As a starting grain fabric, the Elle code uses a set of polygons (called "flynns", Figure 2a) that can, for example, resemble grains in a thin section or an arbitrary designed (poly)crystalline aggregate in two-dimensions. These flynns carry information on the physical and chemical properties of a certain region. The vertices (nodes, Figure 1a) of the flynns can have additional physical and chemical properties. Furthermore, a set of unconnected nodes (called "unodes") can be introduced within the flynns that can be used to describe e.g. chemical variations or varying orientation of crystallographic axes throughout a flynn [Jessell et al., 2001]. All Elle-programs use such a topological description that is saved in a text-file that can be (automatically) translated from standard images (ppm, jpg, gif etc.). To avoid problems due to boundary reflections, the model wraps the boundaries so that the upper and lower and the left and right part are connected.
This data-set can be used to describe physical and chemical properties of a natural rock and the list of properties can easily be expanded as needed. Utilizing the respective physical laws for deformation and/or metamorphism, the data-set can be changed to reflect the evolution of a natural rock resulting from different competing processes. During the simulation, the change of the grain fabric over a certain small increment of time is achieved by moving the nodes of the flynns in small increments and constantly checking the validity of the topology and the correctness of the movement in terms of physical, chemical and geological laws.
The resolution in space is user defined and describes the distance between two or three nodes during the simulations. In Elle this is called the "switch distance" meaning that nodes are inserted or deleted if the distance between two (or three) neighboring nodes falls below or exceeds the switch distance. The switch distance also determines when a neighbor switch occurs when two grains approach each other. If the spacing between two neighboring nodes is smaller than the switch distance or greater than twice the switch distance, an action is taken (delete or insert nodes respectively). Parameters such as physical or geological properties for newly inserted nodes are calculated from the two neighboring nodes. This maintains the desired constant resolution throughout the simulation. The switch distance influences the number of nodes and therefore recursively influences the time needed to simulate any given process. The more nodes in a simulation, the longer the calculations take and vice versa. It is desirable to balance the number of nodes and the required resolution of the simulation so that computation time is minimized. The movement of nodes is calculated with the general equation: Δx = FmΔt
where Δx
is the incremental displacement vector, F is the driving force vector, m is the mobility and Δt
is the time increment. The magnitude of a displacement is thus proportional to the product of mobility and time increment. A change in mobility can thus be regarded as an effective change in Δt
. The mobility can be adjusted as needed with values between 10-10 and 10-11. The mobility influences the velocity but not the direction of node movement. In the presented simulations, high ratios of the mobility of boundaries of the melt pockets and the surrounding grains result in a faster movement of the boundary nodes while low ratios of these parameters result in a slower movement (see simulations 4 to 6). However, these values do not influence the final grain fabric so that the solution is stable and accurate enough within the chosen time resolution.
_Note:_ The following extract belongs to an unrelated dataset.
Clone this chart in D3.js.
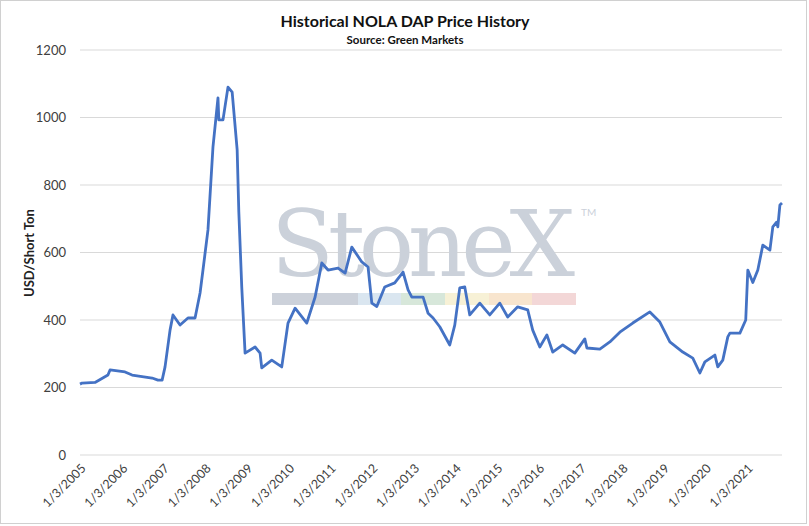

The movement of nodes and hence the change of the grain fabric in the Elle_melt module depends on the relative surface energy of solid-solid and solid-liquid surfaces. If a node movement decreases the free energy of a system, the node will be moved in the calculated direction (if topology-checks allow the movement). The direction of movement is determined in the following way (Figure 2b, see [Bons et al., 2001]): from the current node-position an arbitrary direction is chosen and the change of the total energy is calculated.From this arbitrary direction, 3 orthogonal directions are calculated and the change of the free energy is calculated. The total change in free energy of the system of all 5 positions (4 newly chosen ones and the current node position) is compared and the node is moved in the direction that decreases the free energy of the system the most.